What the task requires »
Copy exactly the lines from the beginning of the data down to and including the line holding "from matplotlib.colors import", without any pictures.

Records provided »

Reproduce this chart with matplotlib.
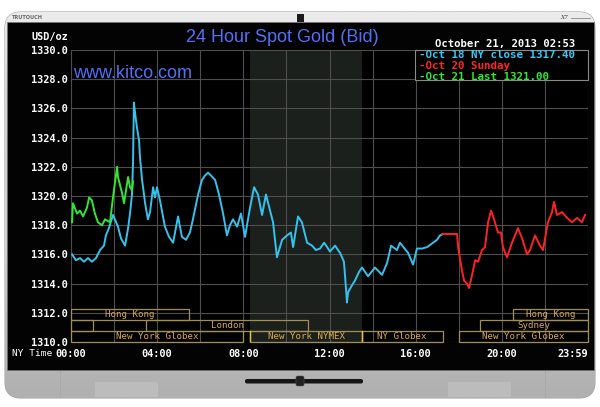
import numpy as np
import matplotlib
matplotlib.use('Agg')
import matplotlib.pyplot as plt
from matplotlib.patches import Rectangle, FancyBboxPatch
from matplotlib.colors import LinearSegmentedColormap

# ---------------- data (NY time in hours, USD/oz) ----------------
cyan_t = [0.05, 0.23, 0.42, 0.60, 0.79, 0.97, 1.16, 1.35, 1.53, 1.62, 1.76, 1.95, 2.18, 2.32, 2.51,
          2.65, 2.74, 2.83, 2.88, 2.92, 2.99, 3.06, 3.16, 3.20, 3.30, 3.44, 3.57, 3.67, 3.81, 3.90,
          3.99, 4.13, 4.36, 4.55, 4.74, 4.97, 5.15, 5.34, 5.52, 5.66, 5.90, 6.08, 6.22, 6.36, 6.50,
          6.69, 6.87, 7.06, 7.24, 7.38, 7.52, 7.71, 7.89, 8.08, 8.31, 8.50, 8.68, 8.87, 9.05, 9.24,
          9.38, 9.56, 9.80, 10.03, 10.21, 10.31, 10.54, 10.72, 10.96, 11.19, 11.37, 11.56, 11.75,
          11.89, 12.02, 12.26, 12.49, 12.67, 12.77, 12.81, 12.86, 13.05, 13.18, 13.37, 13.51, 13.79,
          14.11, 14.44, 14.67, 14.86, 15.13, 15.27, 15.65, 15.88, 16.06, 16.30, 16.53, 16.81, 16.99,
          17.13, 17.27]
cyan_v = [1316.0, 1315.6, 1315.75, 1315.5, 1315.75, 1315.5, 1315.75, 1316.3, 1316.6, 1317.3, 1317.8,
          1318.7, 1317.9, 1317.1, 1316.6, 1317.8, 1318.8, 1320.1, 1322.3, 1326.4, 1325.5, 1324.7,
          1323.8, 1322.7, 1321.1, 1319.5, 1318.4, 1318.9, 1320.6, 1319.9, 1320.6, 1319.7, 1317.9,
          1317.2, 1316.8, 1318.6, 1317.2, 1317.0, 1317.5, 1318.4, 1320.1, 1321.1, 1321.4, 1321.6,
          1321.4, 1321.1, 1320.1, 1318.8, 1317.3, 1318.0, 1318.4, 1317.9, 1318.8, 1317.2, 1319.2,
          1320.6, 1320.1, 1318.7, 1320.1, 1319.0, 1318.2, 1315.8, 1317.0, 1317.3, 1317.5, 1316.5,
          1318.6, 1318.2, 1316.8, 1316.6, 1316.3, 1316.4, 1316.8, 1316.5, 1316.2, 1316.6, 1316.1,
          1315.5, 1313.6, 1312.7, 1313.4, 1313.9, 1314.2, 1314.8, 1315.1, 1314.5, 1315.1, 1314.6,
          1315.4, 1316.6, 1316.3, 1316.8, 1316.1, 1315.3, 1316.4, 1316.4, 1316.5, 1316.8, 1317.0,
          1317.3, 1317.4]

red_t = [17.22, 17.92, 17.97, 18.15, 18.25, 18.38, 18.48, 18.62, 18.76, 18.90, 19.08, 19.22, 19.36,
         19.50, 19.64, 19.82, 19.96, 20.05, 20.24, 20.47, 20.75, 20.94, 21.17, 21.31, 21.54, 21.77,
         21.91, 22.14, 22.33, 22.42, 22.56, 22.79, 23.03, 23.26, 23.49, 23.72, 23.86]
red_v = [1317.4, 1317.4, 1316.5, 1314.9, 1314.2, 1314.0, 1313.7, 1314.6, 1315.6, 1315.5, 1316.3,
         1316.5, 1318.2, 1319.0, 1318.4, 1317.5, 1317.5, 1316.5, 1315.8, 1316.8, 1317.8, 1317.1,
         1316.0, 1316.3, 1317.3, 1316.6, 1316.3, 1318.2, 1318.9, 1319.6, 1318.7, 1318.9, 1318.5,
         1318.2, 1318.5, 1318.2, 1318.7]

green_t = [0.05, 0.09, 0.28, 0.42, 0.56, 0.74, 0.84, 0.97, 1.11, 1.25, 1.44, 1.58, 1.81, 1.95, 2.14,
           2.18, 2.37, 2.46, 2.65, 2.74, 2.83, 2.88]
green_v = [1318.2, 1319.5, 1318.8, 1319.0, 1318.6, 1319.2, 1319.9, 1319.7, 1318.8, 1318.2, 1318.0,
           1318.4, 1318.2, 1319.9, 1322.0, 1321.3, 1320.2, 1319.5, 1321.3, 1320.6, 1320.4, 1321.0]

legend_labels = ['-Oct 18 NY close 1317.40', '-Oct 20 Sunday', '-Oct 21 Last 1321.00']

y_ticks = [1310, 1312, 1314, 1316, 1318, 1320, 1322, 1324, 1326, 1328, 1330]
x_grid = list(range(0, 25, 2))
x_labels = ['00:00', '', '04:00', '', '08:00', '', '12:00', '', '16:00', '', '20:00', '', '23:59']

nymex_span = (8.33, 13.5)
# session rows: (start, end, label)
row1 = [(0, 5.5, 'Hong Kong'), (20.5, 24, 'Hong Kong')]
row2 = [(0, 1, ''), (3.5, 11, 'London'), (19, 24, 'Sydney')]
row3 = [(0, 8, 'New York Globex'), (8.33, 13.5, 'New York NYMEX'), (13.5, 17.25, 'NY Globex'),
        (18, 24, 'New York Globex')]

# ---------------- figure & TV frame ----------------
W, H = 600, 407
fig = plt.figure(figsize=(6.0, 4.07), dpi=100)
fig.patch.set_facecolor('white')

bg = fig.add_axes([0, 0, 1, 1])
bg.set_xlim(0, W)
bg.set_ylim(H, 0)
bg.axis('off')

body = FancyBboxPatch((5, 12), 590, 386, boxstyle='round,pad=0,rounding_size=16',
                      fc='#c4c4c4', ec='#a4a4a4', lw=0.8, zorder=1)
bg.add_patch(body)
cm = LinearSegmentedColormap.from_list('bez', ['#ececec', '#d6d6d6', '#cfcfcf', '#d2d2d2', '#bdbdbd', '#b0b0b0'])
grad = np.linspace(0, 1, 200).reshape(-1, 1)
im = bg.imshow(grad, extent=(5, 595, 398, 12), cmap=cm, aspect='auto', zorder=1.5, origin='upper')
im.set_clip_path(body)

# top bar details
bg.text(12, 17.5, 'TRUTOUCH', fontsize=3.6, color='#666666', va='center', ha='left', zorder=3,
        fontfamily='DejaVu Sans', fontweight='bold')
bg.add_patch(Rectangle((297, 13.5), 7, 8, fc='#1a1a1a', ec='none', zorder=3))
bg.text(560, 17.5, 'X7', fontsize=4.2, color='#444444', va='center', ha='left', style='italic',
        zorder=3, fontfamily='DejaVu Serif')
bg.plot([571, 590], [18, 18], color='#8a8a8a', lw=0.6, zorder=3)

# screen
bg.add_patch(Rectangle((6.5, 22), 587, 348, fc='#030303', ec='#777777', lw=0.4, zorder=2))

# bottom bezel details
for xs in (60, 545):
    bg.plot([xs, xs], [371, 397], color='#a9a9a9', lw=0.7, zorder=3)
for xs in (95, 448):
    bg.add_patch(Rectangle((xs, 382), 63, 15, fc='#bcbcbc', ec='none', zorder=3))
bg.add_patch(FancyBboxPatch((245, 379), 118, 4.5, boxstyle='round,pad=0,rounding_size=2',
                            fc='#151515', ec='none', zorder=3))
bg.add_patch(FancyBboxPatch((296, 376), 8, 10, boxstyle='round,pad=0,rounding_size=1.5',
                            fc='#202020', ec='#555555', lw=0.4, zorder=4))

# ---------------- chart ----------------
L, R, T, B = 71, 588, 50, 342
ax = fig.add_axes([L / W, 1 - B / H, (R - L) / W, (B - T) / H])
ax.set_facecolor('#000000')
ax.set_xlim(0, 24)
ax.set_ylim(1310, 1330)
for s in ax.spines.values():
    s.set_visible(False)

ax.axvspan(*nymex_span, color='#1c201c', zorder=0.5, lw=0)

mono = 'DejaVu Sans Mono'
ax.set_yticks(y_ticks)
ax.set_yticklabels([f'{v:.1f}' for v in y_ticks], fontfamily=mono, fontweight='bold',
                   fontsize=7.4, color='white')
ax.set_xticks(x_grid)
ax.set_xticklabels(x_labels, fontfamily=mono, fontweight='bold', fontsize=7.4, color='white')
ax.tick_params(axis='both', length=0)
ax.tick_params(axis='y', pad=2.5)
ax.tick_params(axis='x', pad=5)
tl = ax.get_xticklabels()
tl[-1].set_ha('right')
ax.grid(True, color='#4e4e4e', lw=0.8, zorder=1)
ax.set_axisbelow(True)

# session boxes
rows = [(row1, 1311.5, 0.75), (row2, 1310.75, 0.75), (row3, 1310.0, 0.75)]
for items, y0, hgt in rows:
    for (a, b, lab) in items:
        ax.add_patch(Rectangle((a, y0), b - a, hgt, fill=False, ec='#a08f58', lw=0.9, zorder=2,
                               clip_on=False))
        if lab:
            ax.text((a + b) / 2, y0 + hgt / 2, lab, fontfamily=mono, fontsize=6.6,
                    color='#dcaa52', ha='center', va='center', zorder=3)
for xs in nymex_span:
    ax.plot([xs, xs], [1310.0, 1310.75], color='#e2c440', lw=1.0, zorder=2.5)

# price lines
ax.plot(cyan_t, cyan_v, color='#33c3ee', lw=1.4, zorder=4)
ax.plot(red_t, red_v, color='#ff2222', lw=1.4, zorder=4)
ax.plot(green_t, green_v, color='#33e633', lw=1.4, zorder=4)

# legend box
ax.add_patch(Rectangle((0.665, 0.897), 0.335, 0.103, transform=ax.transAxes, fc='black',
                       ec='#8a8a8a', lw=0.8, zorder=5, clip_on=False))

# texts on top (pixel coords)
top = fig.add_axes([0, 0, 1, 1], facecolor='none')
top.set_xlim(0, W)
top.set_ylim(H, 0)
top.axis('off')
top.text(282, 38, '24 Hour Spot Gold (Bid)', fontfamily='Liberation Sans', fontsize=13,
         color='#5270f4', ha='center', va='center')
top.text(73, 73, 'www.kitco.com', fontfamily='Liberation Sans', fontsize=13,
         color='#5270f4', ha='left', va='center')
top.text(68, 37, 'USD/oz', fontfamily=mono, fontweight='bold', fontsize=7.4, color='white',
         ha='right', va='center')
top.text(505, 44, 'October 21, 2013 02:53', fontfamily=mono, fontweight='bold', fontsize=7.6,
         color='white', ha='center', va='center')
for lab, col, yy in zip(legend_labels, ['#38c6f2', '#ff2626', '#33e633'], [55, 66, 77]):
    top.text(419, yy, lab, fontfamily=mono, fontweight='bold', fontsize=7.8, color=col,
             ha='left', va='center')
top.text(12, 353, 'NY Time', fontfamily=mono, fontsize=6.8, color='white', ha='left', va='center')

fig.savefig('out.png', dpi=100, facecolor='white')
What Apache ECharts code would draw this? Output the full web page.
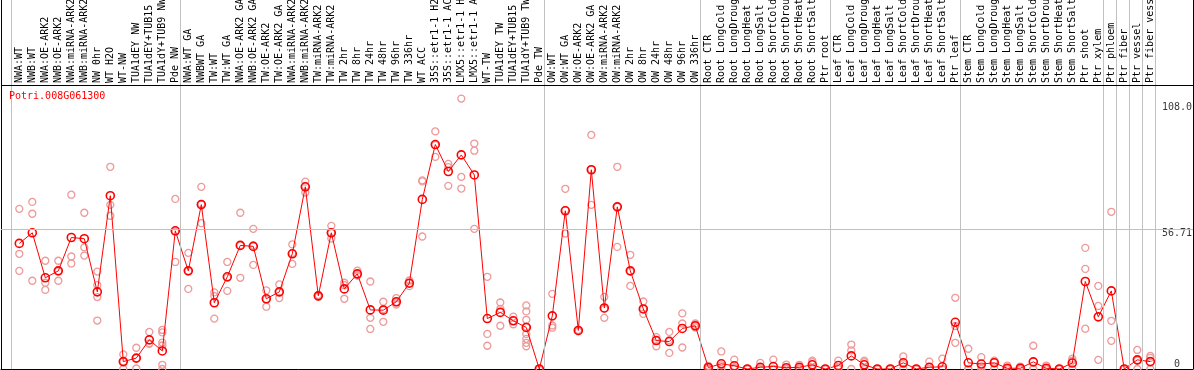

Response to the exercise »
Reproduce this chart with matplotlib.
import numpy as np
import matplotlib
matplotlib.use('Agg')
import matplotlib.pyplot as plt
from matplotlib.patches import Rectangle, FancyBboxPatch
from matplotlib.colors import LinearSegmentedColormap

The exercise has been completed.